Within the first week of operating in a congressional office I was cured of this ailment. Not only are the left and right boundaries of action clear once you are operating on the inside of a political operation, but understanding the way that information flows through Washington has provided me with a new sense of freedom. Everything that academics live and die by is completely irrelevant in these contexts, except that your status as an expert is what gets your foot in the door. What matters is that you are able use the critical thinking abilities that you gained in grad school to navigate this environment with a weird kind of x-ray vision. You can see deeper into an issue than many of your colleagues, but at the same time that ability matters less than timely access to sensitive information. Somehow this makes me feel more entitled to write freely in ways that my inner grad student would tell me were prohibited.

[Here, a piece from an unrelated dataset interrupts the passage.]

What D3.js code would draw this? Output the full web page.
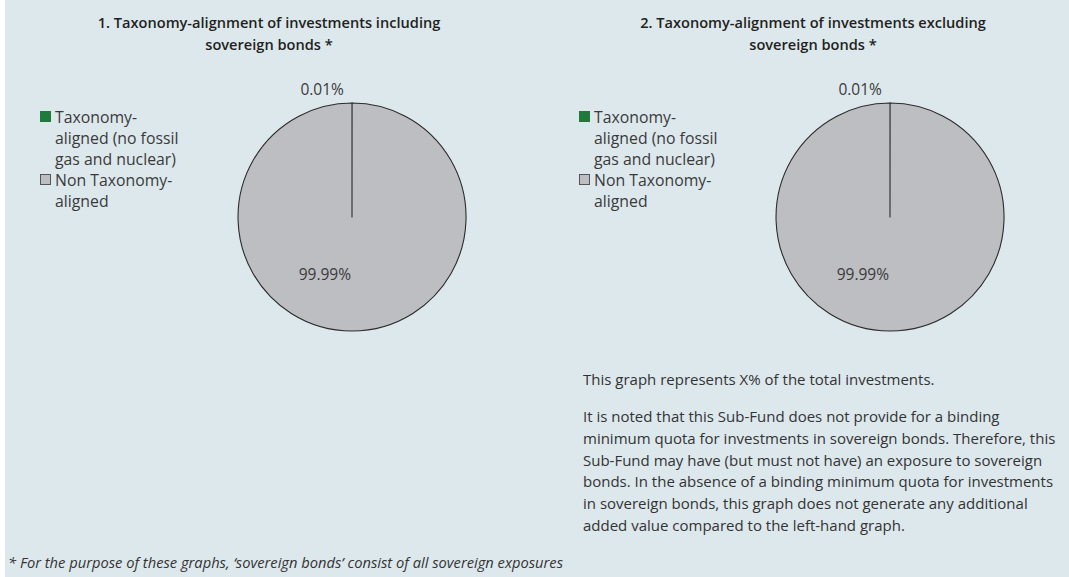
<!DOCTYPE html>
<html>
<head>
<meta charset="utf-8">
<script src="https://cdn.jsdelivr.net/npm/d3@7"></script>
<style>
  body { margin: 0; background: #fff; }
  svg { display: block; font-family: "Open Sans", "Noto Sans", sans-serif; }
</style>
</head>
<body>
<svg id="chart" width="1069" height="577"></svg>
<script>
// data
var categories = ["Taxonomy-aligned (no fossil gas and nuclear)", "Non Taxonomy-aligned"];
var legendLines = [["Taxonomy-", "aligned (no fossil", "gas and nuclear)"], ["Non Taxonomy-", "aligned"]];
var valuesIncl = [0.01, 99.99];
var valuesExcl = [0.01, 99.99];
var titles = [
  ["1. Taxonomy-alignment of investments including", "sovereign bonds *"],
  ["2. Taxonomy-alignment of investments excluding", "sovereign bonds *"]
];
var noteLine = "This graph represents X% of the total investments.";
var noteText = [
  "It is noted that this Sub-Fund does not provide for a binding",
  "minimum quota for investments in sovereign bonds. Therefore, this",
  "Sub-Fund may have (but must not have) an exposure to sovereign",
  "bonds. In the absence of a binding minimum quota for investments",
  "in sovereign bonds, this graph does not generate any additional",
  "added value compared to the left-hand graph."
];
var footnote = "* For the purpose of these graphs, \u2018sovereign bonds\u2019 consist of all sovereign exposures";

var colors = ["#1f7a3c", "#bdbec2"];

var svg = d3.select("#chart"),
    width = +svg.attr("width"),
    height = +svg.attr("height");

svg.append("rect").attr("x", 5).attr("y", 0)
  .attr("width", width - 5).attr("height", height)
  .attr("fill", "#dde8ed");

var radius = 114;
var pie = d3.pie().sort(null).value(function(d) { return d; });
var arc = d3.arc().innerRadius(0).outerRadius(radius);

function drawPanel(values, title, titleX, legendX, cx, cy) {
  var t = svg.append("text")
    .attr("text-anchor", "middle")
    .attr("font-size", 14.6)
    .attr("font-weight", 600)
    .attr("fill", "#231f20");
  title.forEach(function(line, i) {
    t.append("tspan").attr("x", titleX).attr("y", 28 + i * 22).text(line);
  });

  // legend
  var lg = svg.append("g").attr("transform", "translate(" + legendX + ",109)");
  var yy = 0;
  legendLines.forEach(function(lines, i) {
    lg.append("rect")
      .attr("x", 0.5).attr("y", yy + 2.5)
      .attr("width", 10).attr("height", 10)
      .attr("fill", colors[i])
      .attr("stroke", i === 0 ? colors[0] : "#555")
      .attr("stroke-width", 1);
    var tx = lg.append("text").attr("font-size", 15.8).attr("fill", "#3a3a3a");
    lines.forEach(function(l, j) {
      tx.append("tspan").attr("x", 15).attr("y", yy + 14 + j * 21).text(l);
    });
    yy += lines.length * 21;
  });

  var g = svg.append("g").attr("transform", "translate(" + cx + "," + cy + ")");
  var arcs = pie(values);
  g.selectAll("path.slice")
    .data(arcs)
    .enter().append("path")
    .attr("class", "slice")
    .attr("fill", function(d, i) { return colors[i]; })
    .attr("stroke", "#2b2b2b")
    .attr("stroke-width", 1.1)
    .attr("stroke-linejoin", "round")
    .attr("d", arc);

  // data labels
  var labelPos = [
    { r: 131, a: -0.23 },   // small slice, outside above
    { r: 64, a: 3.58 }      // big slice, inside lower left
  ];
  g.selectAll("text.lbl")
    .data(arcs)
    .enter().append("text")
    .attr("class", "lbl")
    .attr("text-anchor", "middle")
    .attr("dy", "0.35em")
    .attr("font-size", 15.5)
    .attr("fill", "#3a3a3a")
    .attr("x", function(d, i) { return labelPos[i].r * Math.sin(labelPos[i].a); })
    .attr("y", function(d, i) { return -labelPos[i].r * Math.cos(labelPos[i].a); })
    .text(function(d) { return d3.format(".2f")(d.data) + "%"; });
}

drawPanel(valuesIncl, titles[0], 269, 40, 352, 217);
drawPanel(valuesExcl, titles[1], 813, 579, 890, 217);

svg.append("text")
  .attr("x", 583).attr("y", 385)
  .attr("font-size", 15).attr("fill", "#333")
  .text(noteLine);

var nt = svg.append("text").attr("font-size", 15).attr("fill", "#333");
noteText.forEach(function(l, i) {
  nt.append("tspan").attr("x", 583).attr("y", 422 + i * 21.8).text(l);
});

svg.append("text")
  .attr("x", 8).attr("y", 568)
  .attr("font-size", 14.7).attr("font-style", "italic").attr("fill", "#333")
  .text(footnote);
</script>
</body>
</html>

Learning to translate one’s academic expertise into politically relevant knowledge is a different kind of project than the one that academics train for and the Academy values. It requires an individual to want to seek out and develop this extra set of skills. The fact that the academic job market is so much tighter than it was in the 1950’s (back then there weren’t enough people to fill the posts; now there are hundreds of applicants for every tenure-track position) likely makes the disciplinary politics around methodological debates event more brutal than before, but there are also many more people with PhDs who are just as smart or smarter than the professors in the Ivory Tower contributing to public debate.
The price of my current privilege is that my academic and intellectual agenda has to take a back seat to political necessity. Weighing in on the debate about Iran sanctions legislation or the upcoming Quadrennial Defense Review is not an option, so I won’t be posting much–at least until my fellowship is over.